One other feature that you just saw happening there is whenever you have a metric that's not behaving the way you want, you can tap on it, and it opens up that specific Grafana dashboard where you can see exactly what's happening, although it's not practical to maybe have so many controls over a big stream deck.

(06:43):

What you typically want to follow is something called Miller's Law, which is the idea you want maybe five to seven controls. You're not overwhelmed by everything on there, and you only want to be able to monitor signals to let you know that something's not right. Something needs to be addressed, and you want to go look into that with some more detail. And of course, if it's going to be very costly for you to not notice that something is starting to go wrong, this is a good approach to follow as well.

(07:24):

So I want to take everyone out of this experience where you suffer this alert and you get this adrenaline spike, and then you have to run and scramble more to a place where you can pick up a trend out of the corner of your eye, and you get curious about something, and you can begin investigating. Another cool thing I really enjoy is all of you have been on these calls late at night where something's gone wrong, and everyone's unhappy. There's nothing like being able to quote real-time changes in stats without breaking eye contact from the camera. And there have been other attempts at putting things in people's peripheral vision. Now, the MacBook Touch Bar didn't work out, and I know it wasn't exactly designed for this, but it's not a perfect model. And certainly when we experience any of these big outages, you can get this perceptual narrowing or tunnel vision where you get stuck in your idea of what you want to do or what you need to do, and are you following the correct path.

(08:15):

Interestingly, police are trained to deal with high-stress situations by forcing saccades and moving their heads around.
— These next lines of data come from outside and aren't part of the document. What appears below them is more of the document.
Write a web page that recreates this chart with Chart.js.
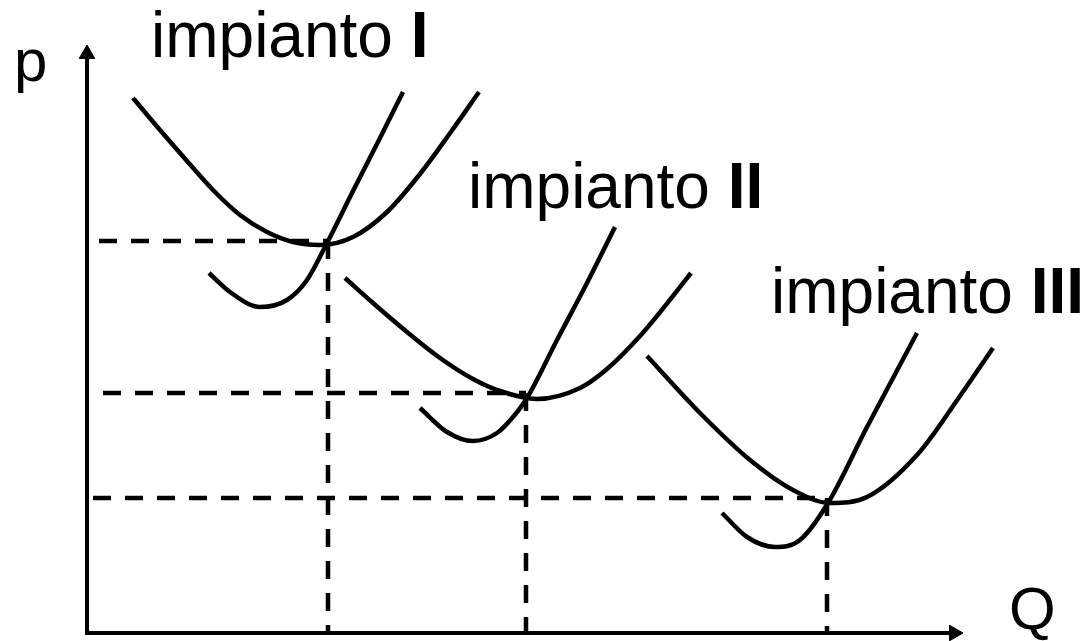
<!DOCTYPE html>
<html lang="it">
<head>
    <meta charset="UTF-8">
    <title>Impianti - costi medi e marginali</title>
    <script src="https://cdn.jsdelivr.net/npm/chart.js"></script>
    <style>
        body { margin: 0; background: #fff; }
        #wrap { width: 1086px; height: 641px; position: relative; }
    </style>
</head>
<body>
    <div id="wrap">
        <canvas id="costChart"></canvas>
    </div>

    <script>
        // Q and p values (origin at the axes corner)
        const acI_Q = [46, 73, 100, 126, 153, 180, 206, 233, 266, 300, 333, 366, 392];
        const acI_P = [535, 503, 472, 443, 418, 401, 391, 388, 396, 421, 459, 504, 541];
        const mcI_Q = [122, 143, 173, 200, 220, 240, 266, 293, 316];
        const mcI_P = [360, 341, 326, 333, 353, 390, 442, 495, 541];

        const acII_Q = [258, 286, 320, 353, 386, 413, 450, 493, 520, 553, 586, 604];
        const acII_P = [355, 330, 301, 275, 254, 242, 234, 245, 264, 297, 337, 360];
        const mcII_Q = [333, 360, 386, 410, 426, 440, 470, 500, 528];
        const mcII_P = [225, 201, 192, 200, 216, 235, 293, 350, 406];

        const acIII_Q = [560, 613, 663, 706, 743, 780, 830, 873, 906];
        const acIII_P = [277, 220, 173, 143, 130, 136, 178, 237, 285];
        const mcIII_Q = [635, 660, 688, 713, 741, 780, 830];
        const mcIII_P = [120, 96, 86, 93, 130, 206, 300];

        // minimum points of the average cost curves (dashed guides)
        const minQ = [241, 439, 740];
        const minP = [392, 240, 135];
        const guideStartQ = [12, 16, 6];

        // axes
        const axisQEnd = 867;
        const axisPEnd = 579;

        // labels
        const plantNames = ['impianto', 'impianto', 'impianto'];
        const plantNumerals = ['I', 'II', 'III'];
        const plantLabelQ = [64, 381, 684];
        const plantLabelP = [576, 425, 320];

        function toPoints(qs, ps) {
            return qs.map((q, i) => ({ x: q, y: ps[i] }));
        }

        function curve(qs, ps) {
            return {
                data: toPoints(qs, ps),
                showLine: true,
                borderColor: '#000',
                borderWidth: 4.5,
                borderCapStyle: 'butt',
                pointRadius: 0,
                cubicInterpolationMode: 'monotone'
            };
        }

        function guide(points) {
            return {
                data: points,
                showLine: true,
                borderColor: '#000',
                borderWidth: 4.5,
                borderDash: [18, 14],
                pointRadius: 0,
                tension: 0
            };
        }

        function axis(points, rot) {
            return {
                data: points,
                showLine: true,
                borderColor: '#000',
                borderWidth: 4,
                borderCapStyle: 'square',
                pointRadius: [0, 9],
                pointStyle: 'triangle',
                rotation: rot,
                pointBackgroundColor: '#000',
                pointBorderColor: '#000',
                pointBorderWidth: 1,
                tension: 0
            };
        }

        const datasets = [
            axis([{ x: 0, y: 0 }, { x: axisQEnd, y: 0 }], 90),
            axis([{ x: 0, y: 0 }, { x: 0, y: axisPEnd }], 0)
        ];

        minQ.forEach((q, i) => {
            datasets.push(guide([{ x: guideStartQ[i], y: minP[i] }, { x: q, y: minP[i] }]));
            datasets.push(guide([{ x: q, y: minP[i] }, { x: q, y: 0 }]));
        });

        datasets.push(curve(acI_Q, acI_P), curve(mcI_Q, mcI_P));
        datasets.push(curve(acII_Q, acII_P), curve(mcII_Q, mcII_P));
        datasets.push(curve(acIII_Q, acIII_P), curve(mcIII_Q, mcIII_P));

        // text labels drawn at data positions
        const labelPlugin = {
            id: 'labels',
            afterDatasetsDraw(chart) {
                const ctx = chart.ctx;
                const xs = chart.scales.x;
                const ys = chart.scales.y;
                ctx.save();
                ctx.fillStyle = '#000';
                ctx.textBaseline = 'alphabetic';
                ctx.textAlign = 'left';

                plantNames.forEach((name, i) => {
                    const px = xs.getPixelForValue(plantLabelQ[i]);
                    const py = ys.getPixelForValue(plantLabelP[i]);
                    ctx.font = '64px "Liberation Sans", Arial, sans-serif';
                    const head = name + ' ';
                    ctx.fillText(head, px, py);
                    const w = ctx.measureText(head).width;
                    ctx.font = 'bold 64px "Liberation Sans", Arial, sans-serif';
                    ctx.fillText(plantNumerals[i], px + w, py);
                });

                ctx.font = '60px "Liberation Sans", Arial, sans-serif';
                ctx.fillText('p', xs.getPixelForValue(-73), ys.getPixelForValue(552));
                ctx.fillText('Q', xs.getPixelForValue(922), ys.getPixelForValue(4));
                ctx.restore();
            }
        };

        new Chart(document.getElementById('costChart'), {
            type: 'scatter',
            data: { datasets: datasets },
            options: {
                responsive: true,
                maintainAspectRatio: false,
                animation: false,
                layout: { padding: 0, autoPadding: false },
                plugins: {
                    legend: { display: false },
                    tooltip: { enabled: false }
                },
                scales: {
                    x: { type: 'linear', display: false, min: -87, max: 999 },
                    y: { type: 'linear', display: false, min: -8, max: 633 }
                }
            },
            plugins: [labelPlugin]
        });
    </script>
</body>
</html>
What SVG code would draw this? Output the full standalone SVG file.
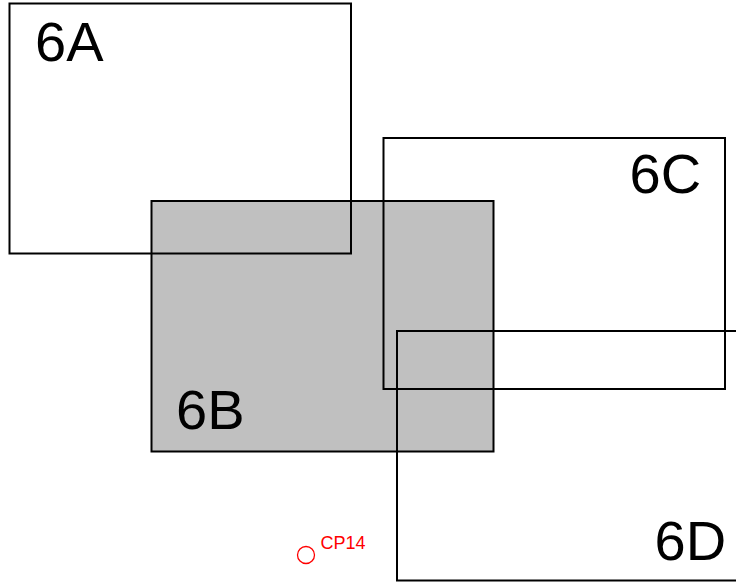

They practice this and practice this. Did you notice that the assailant in this case has already dropped their gun? Now, some of you may also argue that I've not been trained like a police officer or someone to do this kind of thing. Most of you probably drive, but not everyone's used to checking their speed. Few of us are flying planes or even fighter pilots with cool heads-up displays or anything else like that. But I'd like to argue that all of you, in one way or another, have been training to do this your entire lives. Many of you started early, and if you're picking up the trend, you're used to focusing on something where you're in a fight, but you're still tracking things and you know when to break off, go grab ammo or health points or whatever else you need.

(09:01):

So if you saw the pattern, I'd argue that you're ready. Thank you very much. Everything is up on GitHub if you wanna play with that, and I'm gonna hand it back to Matt.